Two of these stories are set in museums, shrines to the past. In "Beloved" by Shayla Kersten, the vampire is an Egyptian warrior goddess, Sekhmet, who eternally seeks union with her opposite and lover, the goddess Hathor. According to the writeup for an exhibit:
Hathor personified love, motherhood and joy and was usually depicted with the horns of a cow framing a sun disk. Some legends show the two as a single goddess or aspects of the same one; others have them as separate entities. However, all indicate their destinies were intertwined.
"Night at the Wax Museum" by the editor, Delilah Devlin, draws on existing vampire literature. Mina Harker, a character in Dracula, appears as a figure in a coffin that seems to be made of wax. She is part of a Halloween display in a museum, guarded by Krista, a military woman who is recovering from the trauma of war in Afghanistan. Krista discovers why several male guards have disappeared, and she learns that Mina still has a reason not to like men armed with wooden stakes.
In "The Gift of Lilith" by Myla Jackson and "She Knows I am Watching" by Rebecca Buck, the "vampires" don't seem to survive on human blood at all, but on energy, and their interest in mortal women is mutual. Their lure is palpable. Read this collection only if you want to be seduced.
In the Foreword to She Shifters, Kate Douglas says:
I write of the redeeming power of love and the need for us to love ourselves before we can freely love another.

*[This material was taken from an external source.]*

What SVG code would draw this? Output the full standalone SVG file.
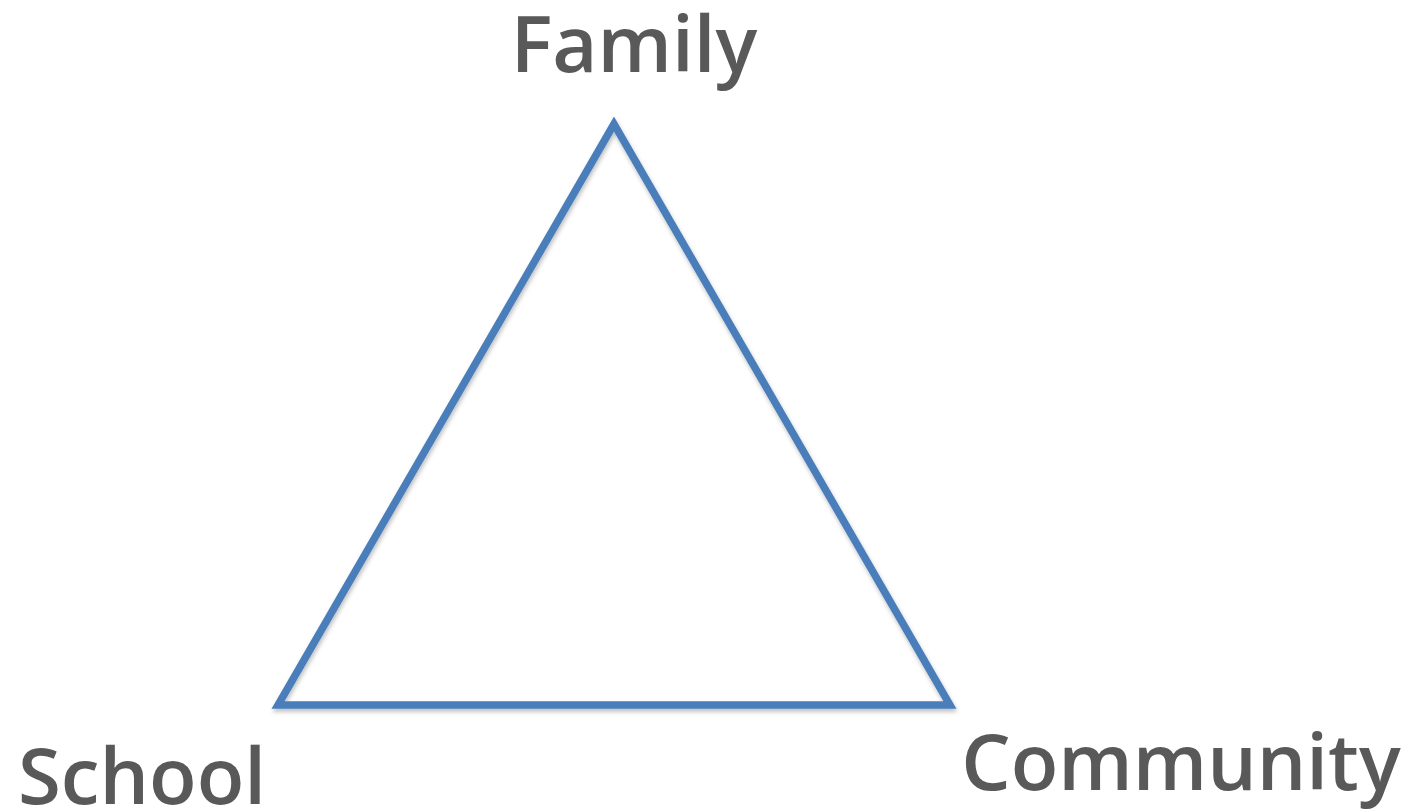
<svg xmlns="http://www.w3.org/2000/svg" width="1412" height="810" viewBox="0 0 1412 810">
<style>
.lbl{font-family:"Open Sans","DejaVu Sans",sans-serif;font-weight:600;font-size:78px;fill:#595959}
.edge{fill:none;stroke:#4a7ebb;stroke-width:7.5;stroke-linejoin:miter}
</style>
<defs>
<filter id="sh" x="-10%" y="-10%" width="120%" height="120%">
<feDropShadow dx="1" dy="3" stdDeviation="2" flood-color="#000" flood-opacity="0.25"/>
</filter>
</defs>
<rect width="1412" height="810" fill="#fff"/>
<g id="connectors">
<polygon class="edge" filter="url(#sh)" points="614,124 278,705 950,705"/>
</g>
<g id="family"><text class="lbl" x="634" y="72" text-anchor="middle">Family</text></g>
<g id="school"><text class="lbl" x="142" y="804" text-anchor="middle">School</text></g>
<g id="community"><text class="lbl" x="1181" y="790" text-anchor="middle">Community</text></g>
</svg>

I write of men and women who have suffered, but have gone on to find the strength to believe in themselves, to believe they are truly worthy of love—and to choose partners who are worthy of their love. But most of all, I write about acceptance. That love in and of itself is what matters. Paramount in my stories is the concept that we are all worthy of love, that gender, race, religion, and all the other things society tries to throw in our way as barriers to love are foolish—though I have to admit, they do create wonderful themes around which to build our tales.
These are recurrent themes that are foregrounded throughout the sixteen excellent stories of lesbian paranormal erotica within this anthology: love, redemption and acceptance.

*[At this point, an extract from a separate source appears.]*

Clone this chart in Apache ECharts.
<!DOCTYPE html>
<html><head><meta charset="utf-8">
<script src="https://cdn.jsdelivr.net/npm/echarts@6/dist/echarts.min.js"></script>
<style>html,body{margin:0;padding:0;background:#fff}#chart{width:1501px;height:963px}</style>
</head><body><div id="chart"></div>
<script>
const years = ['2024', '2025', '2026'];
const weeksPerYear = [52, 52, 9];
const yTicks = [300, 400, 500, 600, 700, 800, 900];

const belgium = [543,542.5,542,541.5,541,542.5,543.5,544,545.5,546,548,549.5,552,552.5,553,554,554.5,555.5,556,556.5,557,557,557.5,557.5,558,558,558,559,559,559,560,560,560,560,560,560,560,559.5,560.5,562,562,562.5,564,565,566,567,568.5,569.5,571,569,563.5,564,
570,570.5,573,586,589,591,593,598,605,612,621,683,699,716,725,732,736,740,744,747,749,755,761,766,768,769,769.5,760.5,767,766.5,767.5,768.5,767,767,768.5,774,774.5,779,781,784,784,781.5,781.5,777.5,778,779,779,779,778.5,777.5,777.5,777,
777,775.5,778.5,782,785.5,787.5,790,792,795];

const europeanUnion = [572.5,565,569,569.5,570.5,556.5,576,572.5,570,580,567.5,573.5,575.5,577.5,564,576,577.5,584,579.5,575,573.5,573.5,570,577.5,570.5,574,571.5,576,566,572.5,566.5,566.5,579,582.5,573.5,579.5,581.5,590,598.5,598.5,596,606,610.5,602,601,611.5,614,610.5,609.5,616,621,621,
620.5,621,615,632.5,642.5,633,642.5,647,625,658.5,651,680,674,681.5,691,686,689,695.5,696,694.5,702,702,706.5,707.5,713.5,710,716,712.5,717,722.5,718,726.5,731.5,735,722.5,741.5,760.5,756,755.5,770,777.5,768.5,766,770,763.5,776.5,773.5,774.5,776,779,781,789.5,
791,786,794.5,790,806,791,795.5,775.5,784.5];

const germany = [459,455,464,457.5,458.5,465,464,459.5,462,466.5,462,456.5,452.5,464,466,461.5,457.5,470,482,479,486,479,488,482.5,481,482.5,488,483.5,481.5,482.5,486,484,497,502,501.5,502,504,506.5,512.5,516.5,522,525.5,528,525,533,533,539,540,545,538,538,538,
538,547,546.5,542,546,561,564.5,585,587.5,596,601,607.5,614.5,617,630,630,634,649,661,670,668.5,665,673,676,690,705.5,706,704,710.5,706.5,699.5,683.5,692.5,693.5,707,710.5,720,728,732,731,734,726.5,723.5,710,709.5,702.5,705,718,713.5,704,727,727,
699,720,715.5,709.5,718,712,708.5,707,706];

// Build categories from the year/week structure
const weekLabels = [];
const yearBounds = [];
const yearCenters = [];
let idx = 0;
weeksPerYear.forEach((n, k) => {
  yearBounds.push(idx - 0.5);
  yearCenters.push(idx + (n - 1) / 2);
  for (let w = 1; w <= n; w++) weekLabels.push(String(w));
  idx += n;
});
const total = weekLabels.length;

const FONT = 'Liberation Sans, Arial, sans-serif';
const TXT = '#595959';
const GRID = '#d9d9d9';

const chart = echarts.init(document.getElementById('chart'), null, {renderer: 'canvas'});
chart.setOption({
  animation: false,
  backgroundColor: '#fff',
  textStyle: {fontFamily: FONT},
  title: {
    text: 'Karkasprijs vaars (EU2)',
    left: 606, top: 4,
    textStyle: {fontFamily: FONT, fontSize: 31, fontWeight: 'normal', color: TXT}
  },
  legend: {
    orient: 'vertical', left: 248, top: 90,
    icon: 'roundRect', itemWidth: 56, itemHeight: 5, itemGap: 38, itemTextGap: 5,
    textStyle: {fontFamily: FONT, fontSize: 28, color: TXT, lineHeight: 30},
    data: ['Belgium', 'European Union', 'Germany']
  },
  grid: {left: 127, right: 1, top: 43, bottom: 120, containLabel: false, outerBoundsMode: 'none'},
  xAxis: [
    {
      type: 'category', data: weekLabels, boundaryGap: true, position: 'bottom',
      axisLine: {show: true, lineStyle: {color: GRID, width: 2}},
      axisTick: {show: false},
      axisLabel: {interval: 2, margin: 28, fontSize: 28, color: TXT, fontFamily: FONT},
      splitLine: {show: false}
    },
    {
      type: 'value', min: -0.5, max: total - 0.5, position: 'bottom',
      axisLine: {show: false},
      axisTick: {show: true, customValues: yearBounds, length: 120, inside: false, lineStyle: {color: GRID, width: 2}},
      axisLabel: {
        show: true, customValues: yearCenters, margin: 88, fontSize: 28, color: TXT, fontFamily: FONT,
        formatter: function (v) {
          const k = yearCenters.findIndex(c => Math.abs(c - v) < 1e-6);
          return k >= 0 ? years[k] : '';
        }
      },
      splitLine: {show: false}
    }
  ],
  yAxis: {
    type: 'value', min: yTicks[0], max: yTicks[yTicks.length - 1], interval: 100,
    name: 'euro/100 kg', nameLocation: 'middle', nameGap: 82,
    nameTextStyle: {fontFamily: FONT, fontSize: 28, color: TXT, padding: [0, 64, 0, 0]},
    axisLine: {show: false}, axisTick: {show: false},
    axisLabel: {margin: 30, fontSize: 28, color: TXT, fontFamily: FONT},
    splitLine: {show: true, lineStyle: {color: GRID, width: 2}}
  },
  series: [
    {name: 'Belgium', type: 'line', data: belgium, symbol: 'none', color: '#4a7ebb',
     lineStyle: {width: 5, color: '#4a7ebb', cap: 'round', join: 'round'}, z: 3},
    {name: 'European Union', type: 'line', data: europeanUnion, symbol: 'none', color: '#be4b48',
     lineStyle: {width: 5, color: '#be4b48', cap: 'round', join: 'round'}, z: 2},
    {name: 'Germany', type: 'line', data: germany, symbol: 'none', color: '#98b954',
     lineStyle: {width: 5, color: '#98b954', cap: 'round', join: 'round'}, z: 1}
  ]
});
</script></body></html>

The genre of the paranormal has always been popular with those who believe themselves to be outside the limitations of whatever is perceived as normal. This is possibly why the genre has always had such an extensive appeal for teenagers (a demograph who invariably see themselves as outsiders). It’s an appeal, which we’ve seen evinced repeatedly over the past decade or so, with teen icons such as Buffy and Bella Swan creating a fantasy world of the paranormal where teenage angst is an acceptable form of expression.
But this is not a book for teenagers – this is aimed at a more adult market.
However, there are certainly echoes of the outsider striving for redemption and acceptance in stories like “Sneak” by Giselle Renarde where the common unity of a curse is found between a lesbian shape-shifter mouse and an unfortunate and unhappy sex worker.
Ah, Loralee, so unassumingly pretty underneath that thick foundation, the false lashes, the dark shadow. Her men only got to see her one way—made-up, falsified, cloaked in everything she wasn’t. Her skirts were small, but her hair was big—teased and sprayed to retain dimension. It wasn’t the real Loralee on that bed, just a body that looked like her. Cosmetics prevented the men, the adulterers and perverts, from seeing her true self. Loralee, pretty Loralee, was so vulnerable, so insecure…so like Bess. Bess looked on, unnoticed, as some reeking cowboy took Loralee from behind. His shirt was half-off, dirty denim around his ankles, boots grinding mud into the worn-down carpet. They were all so lazy, these dirty, grunting men. Loralee deserved better, but the poor thing was resigned to her fate.
And how, exactly, did Bess know all this? Well, people tend to talk when they think they’re alone. Loralee always talked to herself when the men had gone, while she stripped the bed. Poor girl always washed the sheets after a john had left.
“Sneak” Giselle Renarde
It’s argued that regular readers of the paranormal genre can often identify with the characters and familiar tropes found in this milieu of fiction. Some critics claim that regular readers of this genre see a reflection of their own personality in the personification of those outside the restrictions of society’s regular limitations.
I’m not sure how much of this is generalisation and how much is likely accurate but there are echoes of the outsider in many of the stories in this collection, including JL Merrow’s second contribution to this anthology: “Nine Days and Seven Tears.”
I found where the heat of her was centered, and as she opened for me like a sea anemone, she arched her back and hummed with pleasure. The scent and the flavor of her almost overwhelming me. I tongued that hard, crimson bud again and again, until Freyja shuddered and came, crying out softly in an ancient language I longed to understand.
“You make me so hot,” she whispered, but her white fingers felt cool on my heated skin, like the lap of the sea on a hot summer’s day. They rippled over me, bringing life and yearning to every part they caressed, and then they dove inside me, darting in and out with a touch that both burned and soothed.
“Nine Days and Seven Tears” JL Merrow
This is not to say, despite these stories sharing themes, that they are predictable. The stories in this collection are all exciting and well-written. Editor Delilah Devlin has picked a fine host of fiction for this anthology, each of which works as an exemplar of erotic fiction and together they collectively work to fulfil the promise of the title.
She Shifters explores a wide array of metaphors for female sexuality and lesbian intimacy and presents the reader with an accessible selection of stories that can be enjoyed for the surface pleasure of erotic fulfilment, or can be considered for the greater depth that they give to this genre.